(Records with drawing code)
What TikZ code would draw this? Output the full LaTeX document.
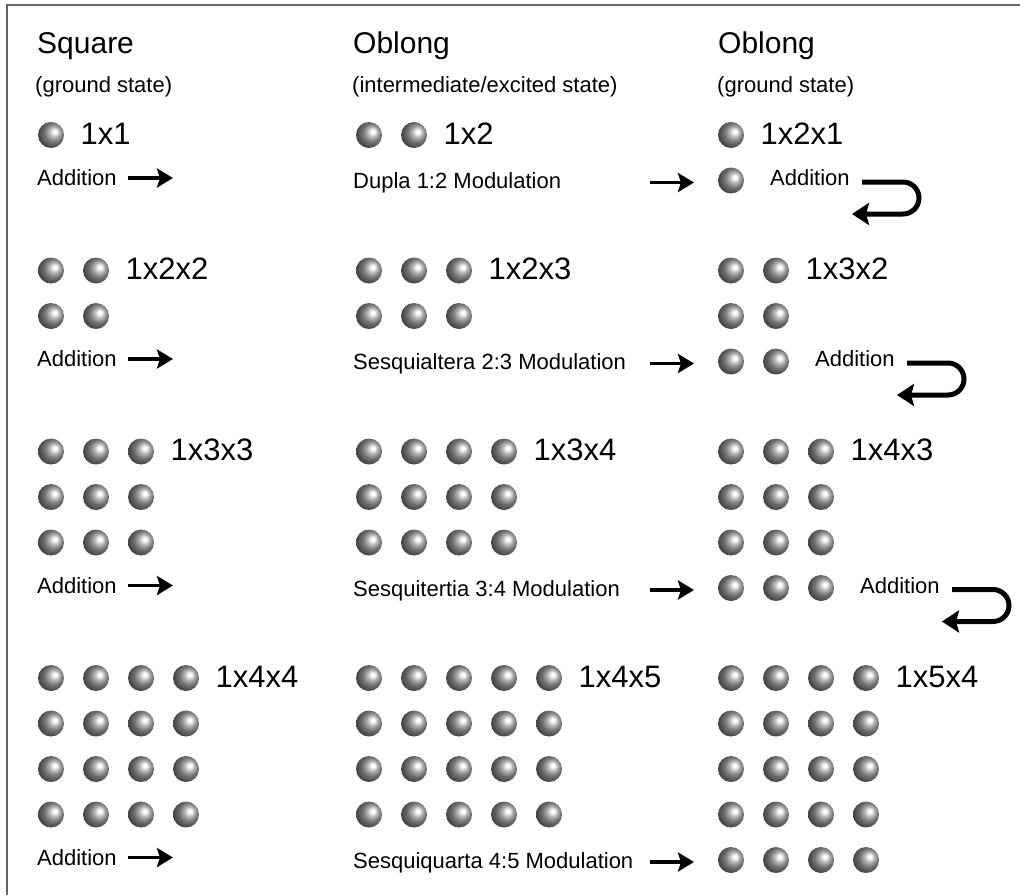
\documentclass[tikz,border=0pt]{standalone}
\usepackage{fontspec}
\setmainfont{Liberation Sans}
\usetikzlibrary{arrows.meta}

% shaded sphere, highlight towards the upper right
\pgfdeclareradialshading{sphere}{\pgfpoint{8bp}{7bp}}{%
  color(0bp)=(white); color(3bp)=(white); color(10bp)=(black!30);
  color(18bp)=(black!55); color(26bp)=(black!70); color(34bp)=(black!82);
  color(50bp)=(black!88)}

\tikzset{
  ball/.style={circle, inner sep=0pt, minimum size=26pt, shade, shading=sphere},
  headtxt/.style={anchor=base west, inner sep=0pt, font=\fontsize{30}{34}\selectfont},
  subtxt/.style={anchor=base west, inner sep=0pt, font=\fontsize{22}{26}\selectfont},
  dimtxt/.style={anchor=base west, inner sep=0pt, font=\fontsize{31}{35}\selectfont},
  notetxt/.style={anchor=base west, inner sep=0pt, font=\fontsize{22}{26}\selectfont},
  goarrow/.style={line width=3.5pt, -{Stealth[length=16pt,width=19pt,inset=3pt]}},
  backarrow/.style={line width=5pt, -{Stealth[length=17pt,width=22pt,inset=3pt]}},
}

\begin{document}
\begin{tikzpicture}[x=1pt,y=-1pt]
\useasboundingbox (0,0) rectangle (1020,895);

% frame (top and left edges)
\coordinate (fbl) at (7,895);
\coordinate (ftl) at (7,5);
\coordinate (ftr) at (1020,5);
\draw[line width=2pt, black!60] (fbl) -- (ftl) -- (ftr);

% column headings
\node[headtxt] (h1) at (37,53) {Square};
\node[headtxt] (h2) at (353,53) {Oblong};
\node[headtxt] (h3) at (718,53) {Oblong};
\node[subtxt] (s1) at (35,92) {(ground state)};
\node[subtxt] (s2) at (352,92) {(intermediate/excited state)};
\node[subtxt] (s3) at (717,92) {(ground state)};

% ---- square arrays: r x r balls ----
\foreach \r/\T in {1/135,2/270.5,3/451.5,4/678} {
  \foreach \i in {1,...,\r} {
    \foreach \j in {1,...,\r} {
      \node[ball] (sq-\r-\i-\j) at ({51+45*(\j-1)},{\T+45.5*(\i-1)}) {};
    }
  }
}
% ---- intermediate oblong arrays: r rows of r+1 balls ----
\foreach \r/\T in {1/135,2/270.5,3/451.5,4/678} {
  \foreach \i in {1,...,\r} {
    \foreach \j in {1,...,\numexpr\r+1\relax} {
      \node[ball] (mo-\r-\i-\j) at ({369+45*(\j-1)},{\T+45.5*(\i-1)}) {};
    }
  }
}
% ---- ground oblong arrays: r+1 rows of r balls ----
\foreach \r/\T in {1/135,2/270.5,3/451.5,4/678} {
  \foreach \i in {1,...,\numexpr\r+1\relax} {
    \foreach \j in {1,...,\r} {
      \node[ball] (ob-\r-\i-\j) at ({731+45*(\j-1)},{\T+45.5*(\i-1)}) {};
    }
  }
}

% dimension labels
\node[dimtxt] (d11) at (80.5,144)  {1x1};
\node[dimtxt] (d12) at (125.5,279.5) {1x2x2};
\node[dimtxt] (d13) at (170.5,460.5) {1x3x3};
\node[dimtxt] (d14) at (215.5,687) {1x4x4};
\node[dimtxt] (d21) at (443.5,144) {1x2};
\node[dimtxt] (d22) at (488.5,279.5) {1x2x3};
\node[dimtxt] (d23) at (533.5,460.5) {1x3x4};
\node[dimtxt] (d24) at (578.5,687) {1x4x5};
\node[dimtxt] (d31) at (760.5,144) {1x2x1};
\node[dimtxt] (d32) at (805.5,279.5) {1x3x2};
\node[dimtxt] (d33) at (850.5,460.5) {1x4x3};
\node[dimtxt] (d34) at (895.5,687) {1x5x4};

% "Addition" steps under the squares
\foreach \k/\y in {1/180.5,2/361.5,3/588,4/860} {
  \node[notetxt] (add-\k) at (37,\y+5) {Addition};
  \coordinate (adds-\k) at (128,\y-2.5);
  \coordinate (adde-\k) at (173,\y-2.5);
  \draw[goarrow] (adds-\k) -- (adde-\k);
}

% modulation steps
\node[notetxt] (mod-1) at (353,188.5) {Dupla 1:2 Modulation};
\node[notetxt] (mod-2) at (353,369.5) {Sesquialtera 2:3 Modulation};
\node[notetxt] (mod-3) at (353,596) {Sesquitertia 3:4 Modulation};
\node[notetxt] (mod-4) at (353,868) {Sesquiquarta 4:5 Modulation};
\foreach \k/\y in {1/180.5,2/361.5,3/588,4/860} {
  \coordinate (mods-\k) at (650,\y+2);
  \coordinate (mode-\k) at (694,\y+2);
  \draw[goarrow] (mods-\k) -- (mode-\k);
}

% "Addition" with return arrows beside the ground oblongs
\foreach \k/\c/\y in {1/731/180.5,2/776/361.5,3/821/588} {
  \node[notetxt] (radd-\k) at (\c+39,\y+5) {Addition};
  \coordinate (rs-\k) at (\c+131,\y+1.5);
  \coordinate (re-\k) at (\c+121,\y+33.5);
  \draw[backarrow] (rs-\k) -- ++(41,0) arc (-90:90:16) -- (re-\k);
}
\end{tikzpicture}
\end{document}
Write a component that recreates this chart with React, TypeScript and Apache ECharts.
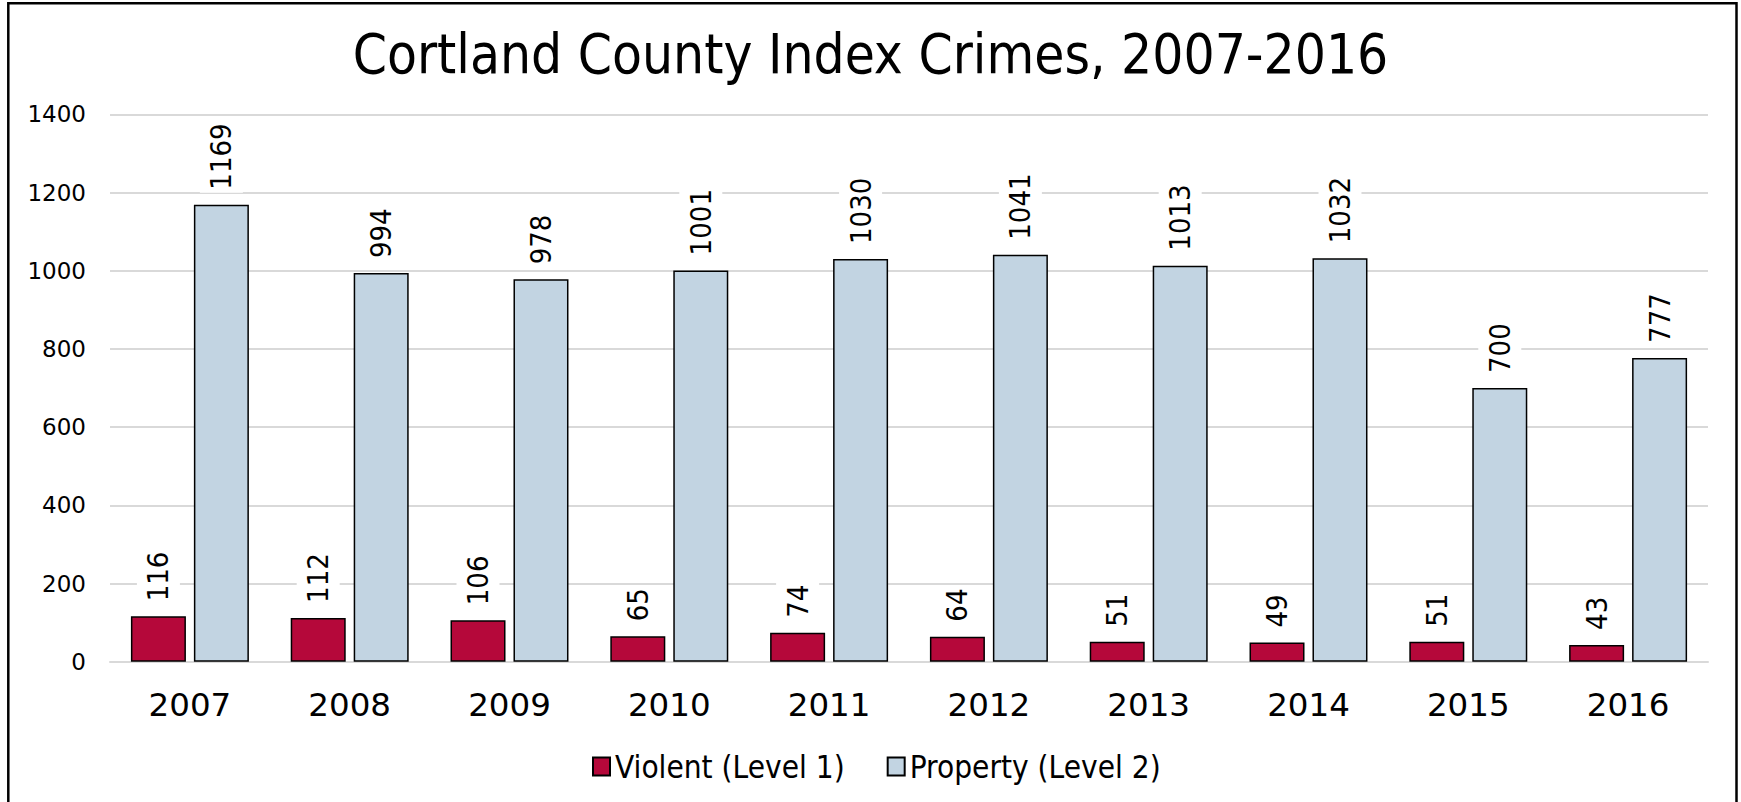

» Exercise description
Reproduce each line exactly as it appears, omitting the pictures.

» Problem solution
What TikZ code would draw this? Output the full LaTeX document.
\documentclass[tikz,border=0pt]{standalone}
\usepackage{fontspec}
\setmainfont{Liberation Sans}
\usetikzlibrary{arrows.meta}

% shaded sphere, highlight towards the upper right
\pgfdeclareradialshading{sphere}{\pgfpoint{8bp}{7bp}}{%
  color(0bp)=(white); color(3bp)=(white); color(10bp)=(black!30);
  color(18bp)=(black!55); color(26bp)=(black!70); color(34bp)=(black!82);
  color(50bp)=(black!88)}

\tikzset{
  ball/.style={circle, inner sep=0pt, minimum size=26pt, shade, shading=sphere},
  headtxt/.style={anchor=base west, inner sep=0pt, font=\fontsize{30}{34}\selectfont},
  subtxt/.style={anchor=base west, inner sep=0pt, font=\fontsize{22}{26}\selectfont},
  dimtxt/.style={anchor=base west, inner sep=0pt, font=\fontsize{31}{35}\selectfont},
  notetxt/.style={anchor=base west, inner sep=0pt, font=\fontsize{22}{26}\selectfont},
  goarrow/.style={line width=3.5pt, -{Stealth[length=16pt,width=19pt,inset=3pt]}},
  backarrow/.style={line width=5pt, -{Stealth[length=17pt,width=22pt,inset=3pt]}},
}

\begin{document}
\begin{tikzpicture}[x=1pt,y=-1pt]
\useasboundingbox (0,0) rectangle (1020,895);

% frame (top and left edges)
\coordinate (fbl) at (7,895);
\coordinate (ftl) at (7,5);
\coordinate (ftr) at (1020,5);
\draw[line width=2pt, black!60] (fbl) -- (ftl) -- (ftr);

% column headings
\node[headtxt] (h1) at (37,53) {Square};
\node[headtxt] (h2) at (353,53) {Oblong};
\node[headtxt] (h3) at (718,53) {Oblong};
\node[subtxt] (s1) at (35,92) {(ground state)};
\node[subtxt] (s2) at (352,92) {(intermediate/excited state)};
\node[subtxt] (s3) at (717,92) {(ground state)};

% ---- square arrays: r x r balls ----
\foreach \r/\T in {1/135,2/270.5,3/451.5,4/678} {
  \foreach \i in {1,...,\r} {
    \foreach \j in {1,...,\r} {
      \node[ball] (sq-\r-\i-\j) at ({51+45*(\j-1)},{\T+45.5*(\i-1)}) {};
    }
  }
}
% ---- intermediate oblong arrays: r rows of r+1 balls ----
\foreach \r/\T in {1/135,2/270.5,3/451.5,4/678} {
  \foreach \i in {1,...,\r} {
    \foreach \j in {1,...,\numexpr\r+1\relax} {
      \node[ball] (mo-\r-\i-\j) at ({369+45*(\j-1)},{\T+45.5*(\i-1)}) {};
    }
  }
}
% ---- ground oblong arrays: r+1 rows of r balls ----
\foreach \r/\T in {1/135,2/270.5,3/451.5,4/678} {
  \foreach \i in {1,...,\numexpr\r+1\relax} {
    \foreach \j in {1,...,\r} {
      \node[ball] (ob-\r-\i-\j) at ({731+45*(\j-1)},{\T+45.5*(\i-1)}) {};
    }
  }
}

% dimension labels
\node[dimtxt] (d11) at (80.5,144)  {1x1};
\node[dimtxt] (d12) at (125.5,279.5) {1x2x2};
\node[dimtxt] (d13) at (170.5,460.5) {1x3x3};
\node[dimtxt] (d14) at (215.5,687) {1x4x4};
\node[dimtxt] (d21) at (443.5,144) {1x2};
\node[dimtxt] (d22) at (488.5,279.5) {1x2x3};
\node[dimtxt] (d23) at (533.5,460.5) {1x3x4};
\node[dimtxt] (d24) at (578.5,687) {1x4x5};
\node[dimtxt] (d31) at (760.5,144) {1x2x1};
\node[dimtxt] (d32) at (805.5,279.5) {1x3x2};
\node[dimtxt] (d33) at (850.5,460.5) {1x4x3};
\node[dimtxt] (d34) at (895.5,687) {1x5x4};

% "Addition" steps under the squares
\foreach \k/\y in {1/180.5,2/361.5,3/588,4/860} {
  \node[notetxt] (add-\k) at (37,\y+5) {Addition};
  \coordinate (adds-\k) at (128,\y-2.5);
  \coordinate (adde-\k) at (173,\y-2.5);
  \draw[goarrow] (adds-\k) -- (adde-\k);
}

% modulation steps
\node[notetxt] (mod-1) at (353,188.5) {Dupla 1:2 Modulation};
\node[notetxt] (mod-2) at (353,369.5) {Sesquialtera 2:3 Modulation};
\node[notetxt] (mod-3) at (353,596) {Sesquitertia 3:4 Modulation};
\node[notetxt] (mod-4) at (353,868) {Sesquiquarta 4:5 Modulation};
\foreach \k/\y in {1/180.5,2/361.5,3/588,4/860} {
  \coordinate (mods-\k) at (650,\y+2);
  \coordinate (mode-\k) at (694,\y+2);
  \draw[goarrow] (mods-\k) -- (mode-\k);
}

% "Addition" with return arrows beside the ground oblongs
\foreach \k/\c/\y in {1/731/180.5,2/776/361.5,3/821/588} {
  \node[notetxt] (radd-\k) at (\c+39,\y+5) {Addition};
  \coordinate (rs-\k) at (\c+131,\y+1.5);
  \coordinate (re-\k) at (\c+121,\y+33.5);
  \draw[backarrow] (rs-\k) -- ++(41,0) arc (-90:90:16) -- (re-\k);
}
\end{tikzpicture}
\end{document}
Write a component that recreates this chart with React, TypeScript and Apache ECharts.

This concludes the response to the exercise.